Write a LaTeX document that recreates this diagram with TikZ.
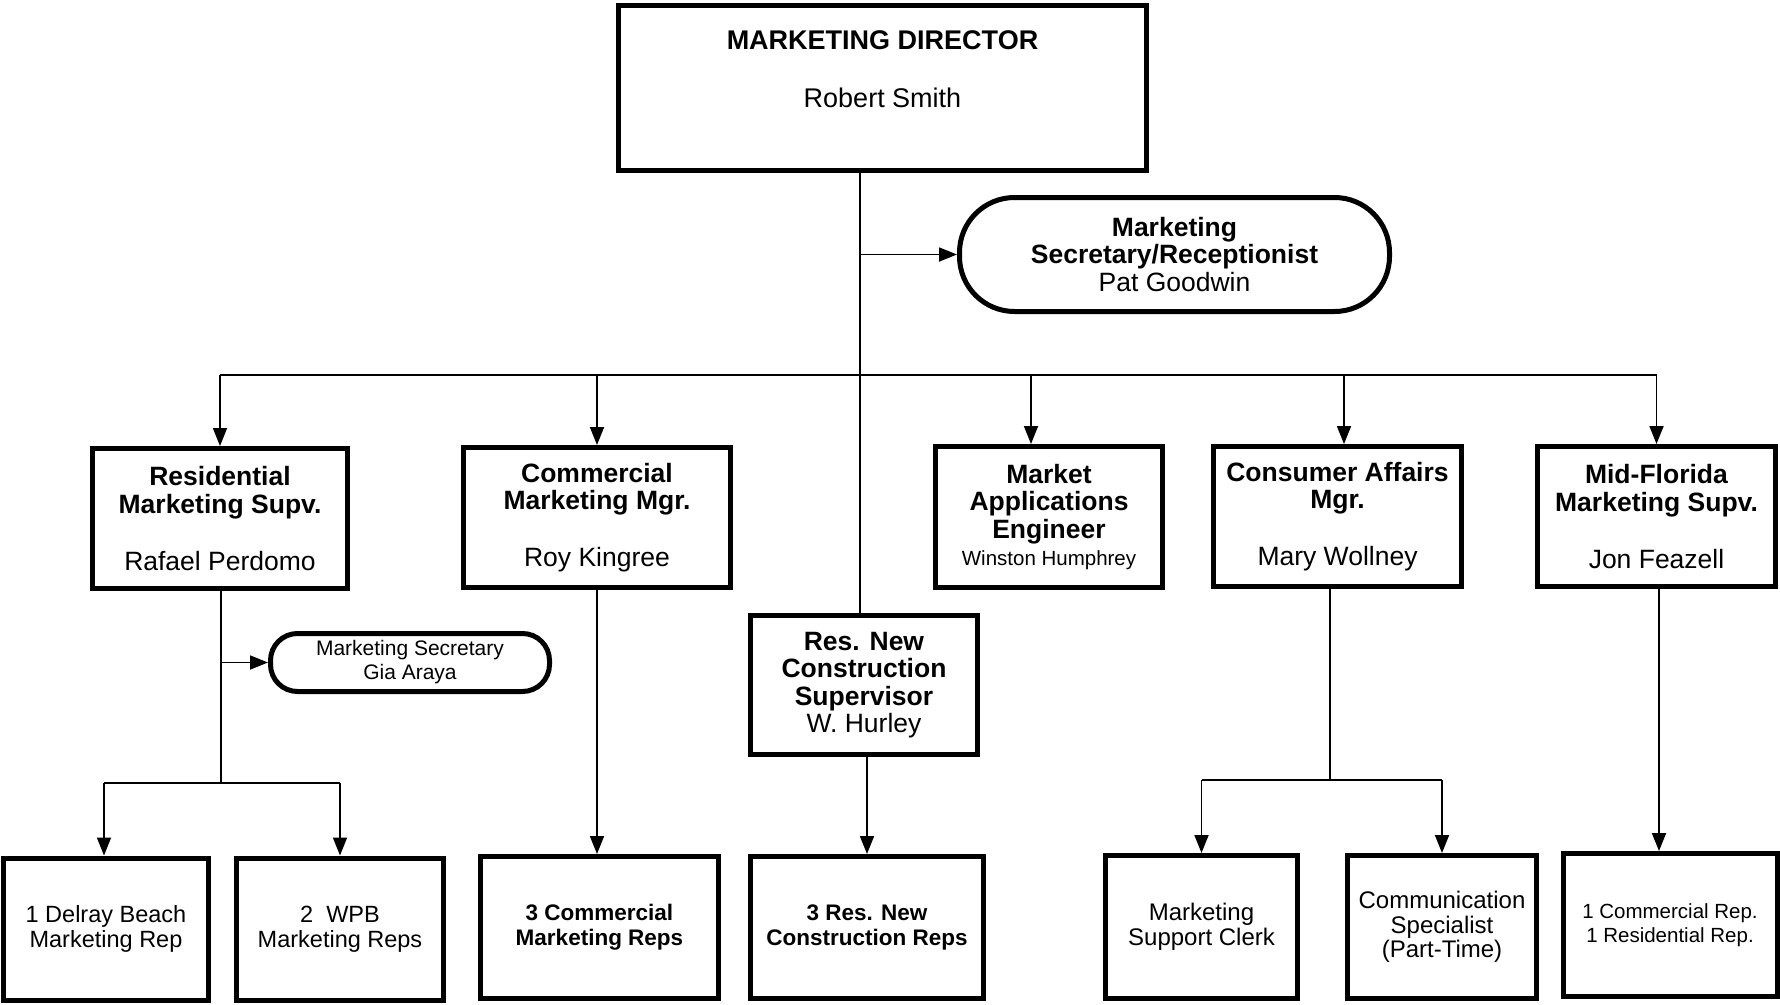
==
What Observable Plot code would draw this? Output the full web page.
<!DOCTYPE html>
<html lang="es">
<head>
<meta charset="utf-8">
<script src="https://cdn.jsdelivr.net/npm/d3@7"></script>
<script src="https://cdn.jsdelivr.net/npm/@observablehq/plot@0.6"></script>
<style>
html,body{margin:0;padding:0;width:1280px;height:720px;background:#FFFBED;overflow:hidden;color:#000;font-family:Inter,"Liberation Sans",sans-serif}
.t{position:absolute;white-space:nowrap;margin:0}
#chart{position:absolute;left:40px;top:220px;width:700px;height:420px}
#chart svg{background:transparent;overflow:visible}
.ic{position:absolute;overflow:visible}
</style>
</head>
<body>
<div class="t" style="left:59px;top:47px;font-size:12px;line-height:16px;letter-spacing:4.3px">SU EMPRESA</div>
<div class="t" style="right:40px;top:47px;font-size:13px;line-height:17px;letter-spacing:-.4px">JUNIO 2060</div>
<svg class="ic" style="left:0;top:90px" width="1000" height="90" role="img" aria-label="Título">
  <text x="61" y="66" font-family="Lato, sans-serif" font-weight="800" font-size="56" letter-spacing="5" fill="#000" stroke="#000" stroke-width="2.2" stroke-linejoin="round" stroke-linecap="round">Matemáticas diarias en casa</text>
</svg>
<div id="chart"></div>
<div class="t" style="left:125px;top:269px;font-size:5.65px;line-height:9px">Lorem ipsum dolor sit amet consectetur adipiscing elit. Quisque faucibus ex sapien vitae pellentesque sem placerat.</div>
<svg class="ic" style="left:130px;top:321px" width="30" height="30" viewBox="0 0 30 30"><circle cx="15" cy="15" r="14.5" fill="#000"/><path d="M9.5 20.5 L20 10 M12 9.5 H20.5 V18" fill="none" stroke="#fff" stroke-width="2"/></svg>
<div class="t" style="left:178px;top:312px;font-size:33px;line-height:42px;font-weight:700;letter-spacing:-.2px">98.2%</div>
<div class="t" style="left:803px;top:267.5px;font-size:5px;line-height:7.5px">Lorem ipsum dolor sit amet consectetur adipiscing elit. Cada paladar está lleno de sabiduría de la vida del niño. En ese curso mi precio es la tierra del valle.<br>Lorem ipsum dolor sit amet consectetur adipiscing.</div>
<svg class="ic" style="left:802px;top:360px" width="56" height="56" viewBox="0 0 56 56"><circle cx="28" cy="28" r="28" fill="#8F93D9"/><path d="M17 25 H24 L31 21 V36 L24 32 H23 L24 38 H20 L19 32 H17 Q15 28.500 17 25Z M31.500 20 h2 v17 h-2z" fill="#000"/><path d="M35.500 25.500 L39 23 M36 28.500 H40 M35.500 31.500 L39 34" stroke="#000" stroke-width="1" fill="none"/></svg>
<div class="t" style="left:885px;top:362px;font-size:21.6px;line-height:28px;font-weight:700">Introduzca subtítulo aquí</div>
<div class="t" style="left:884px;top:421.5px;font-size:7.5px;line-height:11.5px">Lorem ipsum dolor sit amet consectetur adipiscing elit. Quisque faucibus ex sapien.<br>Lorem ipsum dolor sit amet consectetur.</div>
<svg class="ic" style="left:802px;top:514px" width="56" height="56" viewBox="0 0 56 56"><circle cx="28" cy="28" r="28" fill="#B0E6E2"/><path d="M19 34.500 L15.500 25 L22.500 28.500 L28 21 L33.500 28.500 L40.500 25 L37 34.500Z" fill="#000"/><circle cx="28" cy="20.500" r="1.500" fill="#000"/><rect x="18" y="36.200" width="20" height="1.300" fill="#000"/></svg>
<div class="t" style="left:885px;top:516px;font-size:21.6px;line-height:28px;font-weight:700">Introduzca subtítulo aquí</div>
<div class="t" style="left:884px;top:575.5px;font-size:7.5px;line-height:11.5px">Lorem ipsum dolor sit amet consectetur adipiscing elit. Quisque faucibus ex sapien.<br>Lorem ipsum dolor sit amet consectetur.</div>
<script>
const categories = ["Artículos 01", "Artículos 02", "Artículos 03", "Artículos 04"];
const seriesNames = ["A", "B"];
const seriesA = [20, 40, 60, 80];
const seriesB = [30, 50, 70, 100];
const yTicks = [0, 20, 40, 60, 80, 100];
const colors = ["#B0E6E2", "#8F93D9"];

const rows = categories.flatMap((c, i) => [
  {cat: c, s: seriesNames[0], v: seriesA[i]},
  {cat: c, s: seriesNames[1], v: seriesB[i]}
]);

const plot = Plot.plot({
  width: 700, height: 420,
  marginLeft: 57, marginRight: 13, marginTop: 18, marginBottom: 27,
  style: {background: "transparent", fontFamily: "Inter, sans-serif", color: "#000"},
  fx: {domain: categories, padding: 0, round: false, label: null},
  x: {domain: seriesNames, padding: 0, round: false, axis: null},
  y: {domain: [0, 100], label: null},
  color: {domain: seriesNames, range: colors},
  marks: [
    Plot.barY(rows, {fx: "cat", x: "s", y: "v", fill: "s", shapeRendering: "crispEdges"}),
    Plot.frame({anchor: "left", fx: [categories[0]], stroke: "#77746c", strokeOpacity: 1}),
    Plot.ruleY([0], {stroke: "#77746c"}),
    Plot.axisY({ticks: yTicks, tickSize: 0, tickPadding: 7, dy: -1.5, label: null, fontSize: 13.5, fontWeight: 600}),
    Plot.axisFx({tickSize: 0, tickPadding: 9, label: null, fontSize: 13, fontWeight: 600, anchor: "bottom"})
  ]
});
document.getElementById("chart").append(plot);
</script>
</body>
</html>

- _Exercise goal_
From the listing above, pick out each line where the word "document" appears.

- _Exercise solution_
Write a LaTeX document that recreates this diagram with TikZ.
document.getElementById("chart").append(plot);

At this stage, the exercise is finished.